— Raw data —
# # # # # # #
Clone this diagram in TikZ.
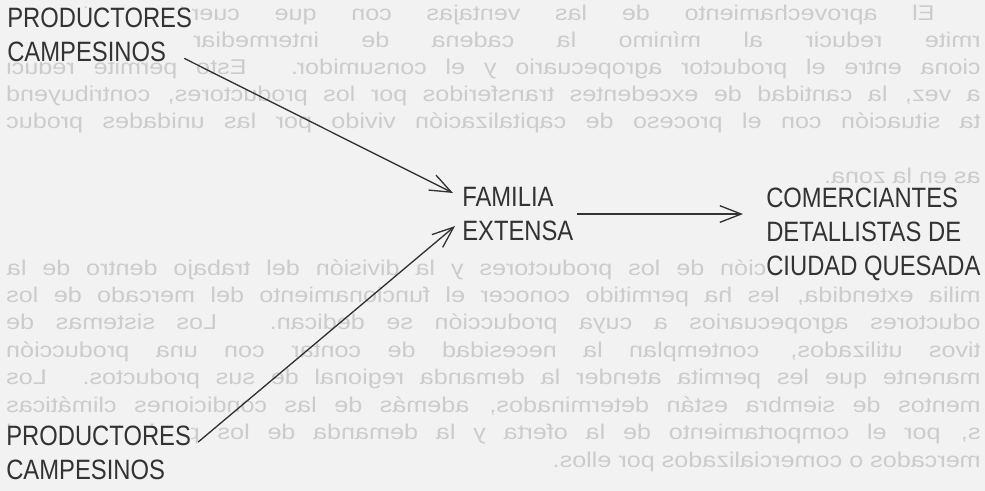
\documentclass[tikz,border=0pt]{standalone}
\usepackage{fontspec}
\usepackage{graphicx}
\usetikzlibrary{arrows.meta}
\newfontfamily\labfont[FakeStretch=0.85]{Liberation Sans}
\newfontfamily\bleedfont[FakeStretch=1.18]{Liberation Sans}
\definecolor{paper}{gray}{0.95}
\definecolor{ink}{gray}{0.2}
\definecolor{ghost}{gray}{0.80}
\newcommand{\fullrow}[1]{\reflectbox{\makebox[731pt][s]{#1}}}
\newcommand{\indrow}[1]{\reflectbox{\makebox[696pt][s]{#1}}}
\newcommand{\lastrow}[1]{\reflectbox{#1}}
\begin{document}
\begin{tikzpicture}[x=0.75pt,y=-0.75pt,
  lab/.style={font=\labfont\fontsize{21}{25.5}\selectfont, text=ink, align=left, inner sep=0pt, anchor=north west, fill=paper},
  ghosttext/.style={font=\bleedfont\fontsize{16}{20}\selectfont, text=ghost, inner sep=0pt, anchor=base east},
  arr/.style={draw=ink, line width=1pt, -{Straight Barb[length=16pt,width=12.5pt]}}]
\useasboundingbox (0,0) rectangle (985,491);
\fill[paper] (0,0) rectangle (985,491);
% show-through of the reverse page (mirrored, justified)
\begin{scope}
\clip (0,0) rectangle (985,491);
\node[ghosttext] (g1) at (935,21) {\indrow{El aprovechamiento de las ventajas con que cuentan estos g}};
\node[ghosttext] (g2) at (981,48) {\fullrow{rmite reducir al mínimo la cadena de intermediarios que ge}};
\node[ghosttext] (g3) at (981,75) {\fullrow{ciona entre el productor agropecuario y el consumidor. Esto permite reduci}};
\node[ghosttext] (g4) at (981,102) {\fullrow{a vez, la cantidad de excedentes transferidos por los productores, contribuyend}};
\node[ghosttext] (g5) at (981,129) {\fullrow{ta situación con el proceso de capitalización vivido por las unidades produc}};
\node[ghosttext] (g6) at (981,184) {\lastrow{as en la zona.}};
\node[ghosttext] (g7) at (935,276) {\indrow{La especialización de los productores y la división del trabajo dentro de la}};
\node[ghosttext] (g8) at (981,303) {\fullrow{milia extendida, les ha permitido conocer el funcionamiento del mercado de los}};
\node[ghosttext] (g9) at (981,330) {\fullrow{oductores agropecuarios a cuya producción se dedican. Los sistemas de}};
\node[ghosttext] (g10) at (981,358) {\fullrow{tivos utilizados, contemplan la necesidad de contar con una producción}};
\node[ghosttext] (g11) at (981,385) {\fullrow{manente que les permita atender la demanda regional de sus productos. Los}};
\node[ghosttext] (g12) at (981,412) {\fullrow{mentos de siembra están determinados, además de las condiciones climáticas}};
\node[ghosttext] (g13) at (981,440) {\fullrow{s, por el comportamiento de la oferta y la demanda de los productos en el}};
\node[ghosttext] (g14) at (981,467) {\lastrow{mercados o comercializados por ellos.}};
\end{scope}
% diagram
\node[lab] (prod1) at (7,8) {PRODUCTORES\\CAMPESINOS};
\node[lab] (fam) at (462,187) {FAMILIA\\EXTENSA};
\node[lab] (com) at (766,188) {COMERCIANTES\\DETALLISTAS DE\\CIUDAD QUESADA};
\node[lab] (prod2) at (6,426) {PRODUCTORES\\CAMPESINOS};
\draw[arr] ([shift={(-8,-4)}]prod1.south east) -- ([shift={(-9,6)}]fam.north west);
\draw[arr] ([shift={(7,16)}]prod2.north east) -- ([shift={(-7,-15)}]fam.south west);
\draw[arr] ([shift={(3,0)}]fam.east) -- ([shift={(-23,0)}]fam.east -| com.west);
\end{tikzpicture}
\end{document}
# # # # # # #
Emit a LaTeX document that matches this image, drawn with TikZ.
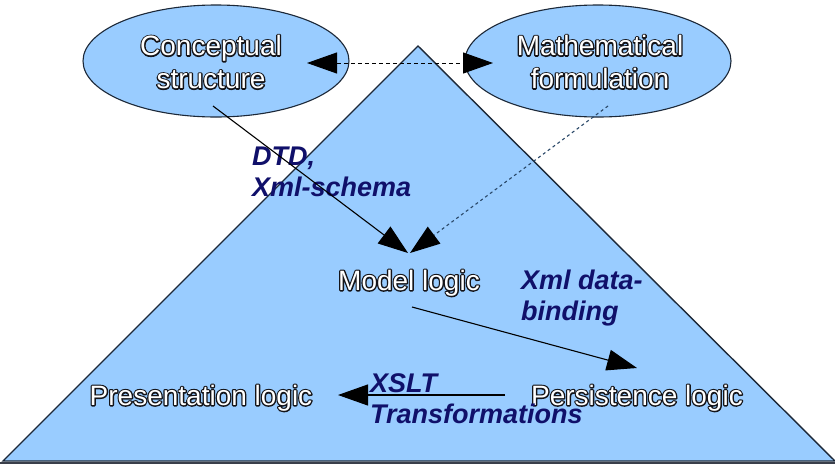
# # # # # # #
— Given instruction —
In the listing above, find the lines holding the word "this" and copy them.

— Result —
Clone this diagram in TikZ.
Emit a LaTeX document that matches this image, drawn with TikZ.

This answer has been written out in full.